Luciana acredita que a atuação como psicóloga por mais de 20 anos a ajudou a trabalhar o assunto com Samuel e Thaís. Nas conversas que têm até hoje, os incentiva a valorizarem momentos bons que viveram com Marden e a agradecerem o pai que tiveram. Sempre destaca que a forma como ele viveu é mais importante do que a maneira como morreu.
— Sempre fui sincera. Não escondi meus sentimentos. Chorei muito na frente deles. Uma vez, Samuel perguntou se eu chorava dia e noite.
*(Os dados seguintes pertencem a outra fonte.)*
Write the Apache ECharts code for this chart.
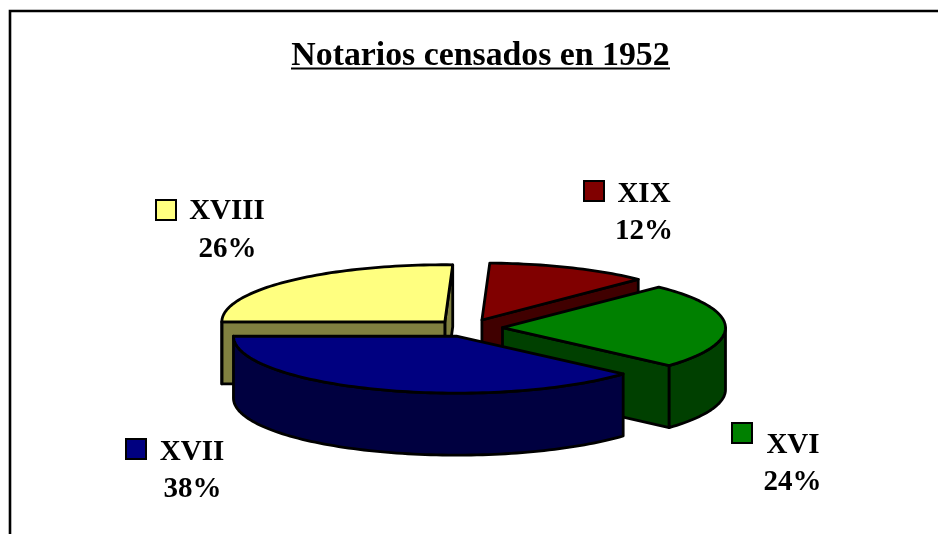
<!DOCTYPE html>
<html>
<head>
<meta charset="utf-8">
<style>html,body{margin:0;padding:0;background:#fff}#chart{width:938px;height:534px}</style>
<script src="https://cdn.jsdelivr.net/npm/echarts@6/dist/echarts.min.js"></script>
</head>
<body>
<div id="chart"></div>
<script>
// Data (clockwise from the first slice)
const titleText = 'Notarios censados en 1952';
const categories = ['XVI', 'XVII', 'XVIII', 'XIX'];
const shares = [24.2, 38.4, 25.6, 11.8];
const topColors = ['#008000', '#000080', '#FFFF80', '#800000'];
const sideColors = ['#004000', '#000040', '#808040', '#400000'];

// Layout of the tilted, exploded pie
const pie = { cx: 468.5, cy: 328, rx: 223, ry: 57, depth: 62, explode: 34, startAngle: 45.5 };
const FONT_LABEL = 'bold 29px "Liberation Serif", serif';
const OUTLINE = { stroke: '#000', lineWidth: 2.8, lineJoin: 'round' };

// Legend-key and text anchors per slice (swatch left/top, name x/y, percent x/y)
const labelLayout = [
  { sx: 732, sy: 423, nx: 793, ny: 445.5, px: 792.5, py: 483 },
  { sx: 126, sy: 439, nx: 192, ny: 452.5, px: 192.5, py: 490 },
  { sx: 156, sy: 200, nx: 227, ny: 211.5, px: 227.5, py: 250 },
  { sx: 584, sy: 181, nx: 644, ny: 194.5, px: 644, py: 232 }
];
const SWATCH = 20;

const total = shares.reduce(function (a, b) { return a + b; }, 0);
let running = pie.startAngle;
const slices = shares.map(function (v, i) {
  const span = v / total * 360;
  const s = { index: i, from: running - span, to: running };
  running -= span;
  s.mid = (s.from + s.to) / 2;
  return s;
});
function rad(d) { return d * Math.PI / 180; }
function project(ox, oy, deg, r) {
  return [ox + Math.cos(rad(deg)) * pie.rx * r, oy - Math.sin(rad(deg)) * pie.ry * r];
}
function arc(ox, oy, from, to) {
  const pts = [];
  const n = Math.max(2, Math.ceil(Math.abs(to - from) / 1.5));
  for (let k = 0; k <= n; k++) pts.push(project(ox, oy, from + (to - from) * k / n, 1));
  return pts;
}
// back slices are painted first
const paintOrder = slices.slice().sort(function (a, b) {
  return Math.sin(rad(b.mid)) - Math.sin(rad(a.mid));
});

function poly(points, fill) {
  return { type: 'polygon', shape: { points: points }, style: Object.assign({ fill: fill }, OUTLINE) };
}
function wallBetween(a, b, fill) {
  return poly([a, b, [b[0], b[1] + pie.depth], [a[0], a[1] + pie.depth]], fill);
}

function renderSlice(params, api) {
  const s = paintOrder[api.value(0)];
  const side = sideColors[s.index], top = topColors[s.index];
  const ox = pie.cx + Math.cos(rad(s.mid)) * pie.explode;
  const oy = pie.cy - Math.sin(rad(s.mid)) * pie.explode * pie.ry / pie.rx;
  const apex = [ox, oy];
  const children = [];
  // straight cut walls, only those facing the viewer
  if (Math.cos(rad(s.from)) > 0.001) children.push(wallBetween(apex, project(ox, oy, s.from, 1), side));
  if (Math.cos(rad(s.to)) < -0.001) children.push(wallBetween(apex, project(ox, oy, s.to, 1), side));
  // rim wall: only the part that faces the viewer (angles -180..0)
  for (const shift of [0, -360, 360]) {
    const a = Math.max(s.from + shift, -180), b = Math.min(s.to + shift, 0);
    if (b > a) {
      const upper = arc(ox, oy, a, b);
      const lower = upper.map(function (p) { return [p[0], p[1] + pie.depth]; }).reverse();
      children.push(poly(upper.concat(lower), side));
    }
  }
  // top face
  children.push(poly([apex].concat(arc(ox, oy, s.from, s.to)), top));
  return { type: 'group', children: children };
}

function renderLabel(params, api) {
  const i = api.value(0);
  const l = labelLayout[i];
  return {
    type: 'group',
    children: [
      { type: 'rect', shape: { x: l.sx, y: l.sy, width: SWATCH, height: SWATCH },
        style: { fill: topColors[i], stroke: '#000', lineWidth: 2 } },
      { type: 'text', style: { text: categories[i], x: l.nx, y: l.ny, font: FONT_LABEL, fill: '#000', align: 'center', verticalAlign: 'middle' } },
      { type: 'text', style: { text: Math.round(shares[i]) + '%', x: l.px, y: l.py, font: FONT_LABEL, fill: '#000', align: 'center', verticalAlign: 'middle' } }
    ]
  };
}

const chart = echarts.init(document.getElementById('chart'), null, { renderer: 'canvas' });
chart.setOption({
  animation: false,
  backgroundColor: '#fff',
  title: {
    text: titleText, left: 475.5, top: 34, textAlign: 'center',
    textStyle: { fontFamily: '"Liberation Serif", serif', fontWeight: 'bold', fontSize: 33.8, color: '#000' }
  },
  tooltip: { show: false },
  graphic: [
    { type: 'rect', z: 0, shape: { x: 10, y: 11, width: 1100, height: 800 }, style: { fill: 'none', stroke: '#000', lineWidth: 2.6 } },
    { type: 'line', z: 5, shape: { x1: 291, y1: 68.5, x2: 670, y2: 68.5 }, style: { stroke: '#000', lineWidth: 2 } }
  ],
  series: [
    { type: 'custom', coordinateSystem: 'none', renderItem: renderSlice, silent: true,
      data: paintOrder.map(function (s, i) { return [i, shares[s.index]]; }) },
    { type: 'custom', coordinateSystem: 'none', renderItem: renderLabel, silent: true,
      data: categories.map(function (c, i) { return [i, shares[i]]; }) }
  ]
});
</script>
</body>
</html>
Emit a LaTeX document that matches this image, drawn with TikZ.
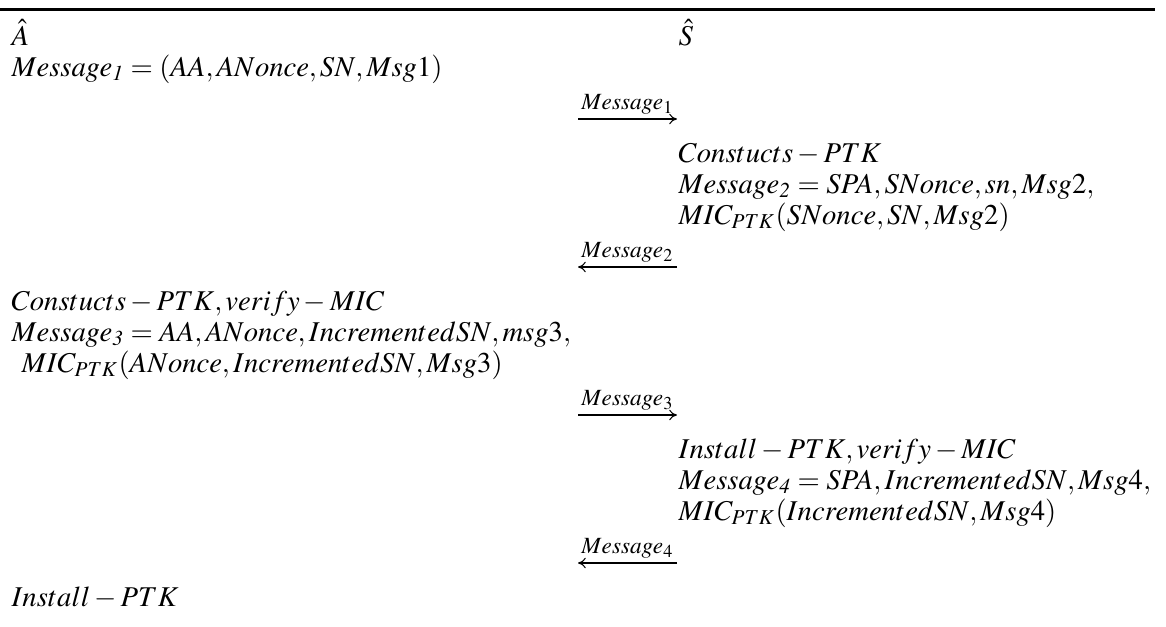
\documentclass[tikz,border=0pt]{standalone}
\usepackage{mathptmx}
\usetikzlibrary{arrows.meta}

\begin{document}
\begin{tikzpicture}[
      x=0.3871pt, y=-0.3871pt,
      every node/.style={font=\fontsize{11.1}{13}\selectfont},
      txt/.style={anchor=base west, inner sep=0pt},
      msgarrow/.style={-{To[length=3pt,width=4pt]}, line width=0.4pt},
      msglabel/.style={above, font=\fontsize{9}{10}\selectfont, inner sep=1.6pt}
    ]
      \useasboundingbox (0,0) rectangle (1166,626);
      \draw[line width=1pt] (0,9.5) -- (1155,9.5);
      \node[txt] (ahat) at (11,45) {$\hat{A}$};
      \node[txt] (shat) at (678,45) {$\hat{S}$};
      \node[txt] (msgone) at (11,76) {$Message_{\mathit{1}} = (AA, ANonce, SN, Msg1)$};
      \coordinate (m1l) at (578,119);
      \coordinate (m1r) at (677,119);
      \draw[msgarrow] (m1l) -- node[msglabel] {$Message_1$} (m1r);
      \node[txt] (sptk) at (678,162) {$Constucts-PTK$};
      \node[txt] (msgtwo) at (678,193) {$Message_{\mathit{2}} = SPA, SNonce, sn, Msg2,$};
      \node[txt] (mictwo) at (678,224) {$MIC_{PTK}(SNonce, SN, Msg2)$};
      \coordinate (m2l) at (578,267);
      \coordinate (m2r) at (677,267);
      \draw[msgarrow] (m2r) -- node[msglabel] {$Message_2$} (m2l);
      \node[txt] (aptk) at (11,310) {$Constucts-PTK, verify-MIC$};
      \node[txt] (msgthree) at (11,341) {$Message_{\mathit{3}} = AA, ANonce, IncrementedSN, msg3,$};
      \node[txt] (micthree) at (21,372) {$MIC_{PTK}(ANonce, IncrementedSN, Msg3)$};
      \coordinate (m3l) at (578,415);
      \coordinate (m3r) at (677,415);
      \draw[msgarrow] (m3l) -- node[msglabel] {$Message_3$} (m3r);
      \node[txt] (sinst) at (678,458) {$Install-PTK, verify-MIC$};
      \node[txt] (msgfour) at (678,489) {$Message_{\mathit{4}} = SPA, IncrementedSN, Msg4,$};
      \node[txt] (micfour) at (678,520) {$MIC_{PTK}(IncrementedSN, Msg4)$};
      \coordinate (m4l) at (578,563);
      \coordinate (m4r) at (677,563);
      \draw[msgarrow] (m4r) -- node[msglabel] {$Message_4$} (m4l);
      \node[txt] (ainst) at (11,606) {$Install-PTK$};
    \end{tikzpicture}
\end{document}
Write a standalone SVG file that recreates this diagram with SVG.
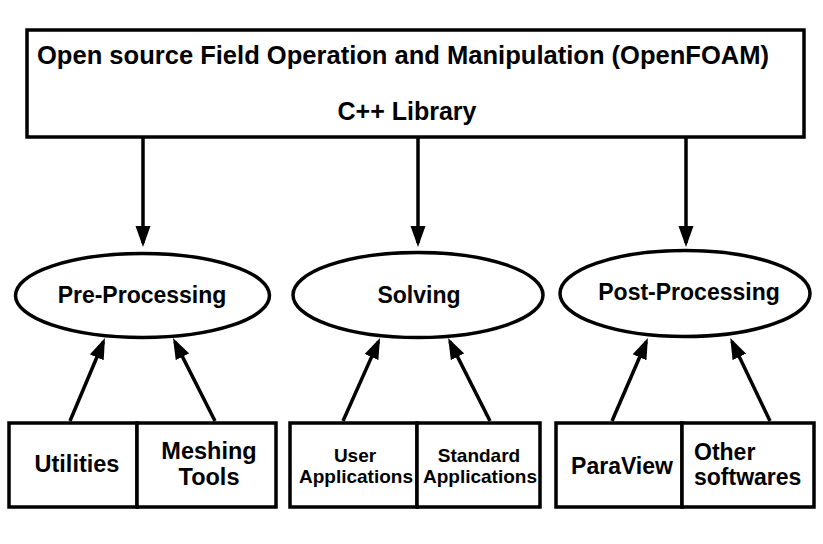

Respondi que não, que entre um choro e outro, eu também dormia um pouco — diz.
Para a psicóloga Erika, essa transparência ajuda as crianças a elaborarem o luto e a aceitarem a dor. Desde que não seja desesperado, o choro adulto autoriza as crianças a se emocionarem e a entenderem que é normal a ausência causar saudade e tristeza:
— É importante para elas saberem que podem ficar tristes, que têm direito de externar o sentimento.
Liberdade para participar dos rituais de despedida
A primeira a saber como o pai morreu foi Thaís. Luciana percebeu que a filha estava interessada no fato e decidiu contar, um ano e meio depois da morte. A menina quis culpar-se, porque, às vezes, “não aceitava os convites dele para jantar”. Samuel ficou sabendo há dois meses, por um colega de escola.
— A criança merece sempre a verdade. E é preciso entender que, após a morte de alguém próximo, ela vai mudar sua maneira de ser e agir porque a estrutura familiar e a rotina ficaram diferentes — comenta Luciana, hoje especialista em suicídio e luto.
A decisão de irem ao sepultamento do pai coube às crianças. Thaís ficou até o fim, mas Samuel saiu antes de o ritual terminar, para brincar. Nos meses seguintes, o caçula enfrentou dificuldades na escola. Sentia-se inseguro, com medo de também perder a mãe, e precisou de apoio de uma assistente pedagógica para permanecer em sala de aula.
Erika Pallottino considera imprescindível dar liberdade para a criança ir e voltar do sepultamento no momento que quiser e se quiser. Para Jonas Guedes Machado, psicólogo, participar do velório ajuda a eliminar a expectativa de regresso e faz a criança sentir-se parte do processo.
— Exclui-la do ritual irá gerar dúvidas. Ela pode se perguntar por que só ela não foi e imaginar que a pessoa que morreu não a queria lá — sugere Machado.
10 conselhos de especialistas
- Falar a verdade
- Usar expressões de fácil entendimento
- Evitar eufemismos
- Não esconder sentimentos
- Sempre estar disponível a conversas
- Ficar atento a dúvidas que possam surgir
- Tranquilizá-las sobre o futuro
- Ser paciente
- Entender que o comportamento delas pode mudar
- Procurar atendimento especializado se avaliar necessário
Fontes: Celso Gutfreind (psiquiatra e psicanalista da infância), Erika Pallottino (psicóloga especialista em luto), Jonas Guedes Machado (psicólogo) e Luciana Rocha (psicóloga especialista em luto e suicídio).